Fiili işgalden önceki iki yıla yakın zamanda Osmanlı İmparatorluğunun 450 yıllık başkenti İstanbul o yıllara kadar hiç bir zaman yabancı bir devletin işgaline uğramamıştı, şehir hiçbir zaman şerefsiz bir saldırı yaşamamıştı. İşgalden yüz yıl önce, yelken döneminde, Sultan III. Selim zamanı, birkaç İngiliz savaş kadırgası Çanakkale boğazını geçerek Marmara’ya girmiş ve bir sabah aniden Topkapı Sarayı’nın önünde görülmüştü ancak bu askerî olay, bir işgale dönüşmeden diplomatik yollarla halledilmişti, İngilizler 400 yıl hiç bir yabancı bandranın dalgalanmadığı bu suları bir günde terk ederek gitmişlerdi.

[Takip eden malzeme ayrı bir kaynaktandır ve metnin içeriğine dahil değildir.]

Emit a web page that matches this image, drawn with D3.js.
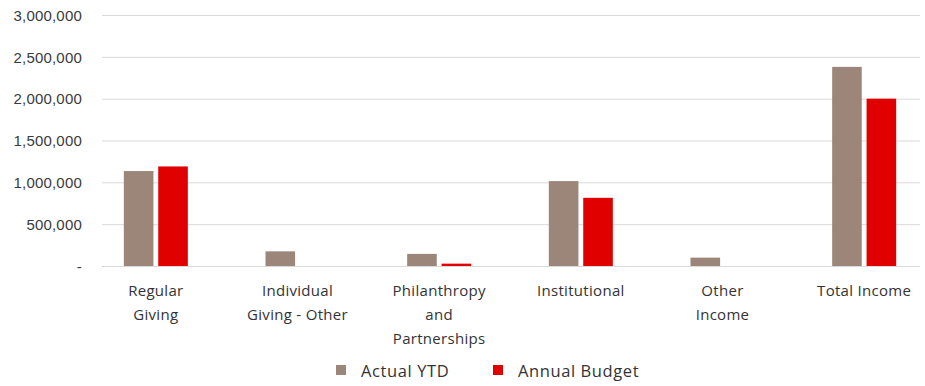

Yüzyılın başında İstanbul’un uğradığı gerçek işgal, bu şehrin tarihinde derin izler bırakmıştır. Bu işgal sadece askerî değil aynı zamanda sosyal bir hareket, şimdilerde moda olan değimle bir medeniyetler çatışmasıydı. Belki “medeniyetler karşılaşması” daha uygun düşecektir. Bu şehrin yakın tarihinde tartışmalı adıyla kendini gösteren İngiliz subayı Yüzbaşı John Godolphin Bennet, bu olayın mahsulüdür. Bennet makinelı tüfekle süslenen ve dağılmakta olan İngiliz Milletler topluluğunu, bu icat yüzünden olağanüstü başarıları ile yeniden hayata döndüren, İngiltere Kraliyet ordusunun başarılı bir neferiydi. O da geri kalanları küçümsüyordu. Hiç kuşkusuz o da tüm meslektaşları ve onların arkasında duran politikacıları, giderek tüm İngiliz kamu oyu gibi “üstün ırk” iddiasındaydı.
Osmanlı başkentini fiilen işgal edenler, yeryüzünde işte o üstün ırk iddiasında olanlardır. Bunlar kendi uygarlıklarının karşısına dikilen diğer uygarlıkları, insan topluluklarını ve farklı yaşam biçimlerini, arzın sathından silebildikleri ölçüde yasallık ve devamlılık kazanacaklarına inanmışlardı. Bu inançlarını daha sonra denemeye devam edecekler ve bu düşünce ve davranışlarını ekonomik ve endüstriyel çıkarların çok ötesine taşıyarak yeryüzü çapında bir sosyal reform düzeyine ulaştıracaklardı. Başarılı oldular. Bugün ulaştıkları nokta budur.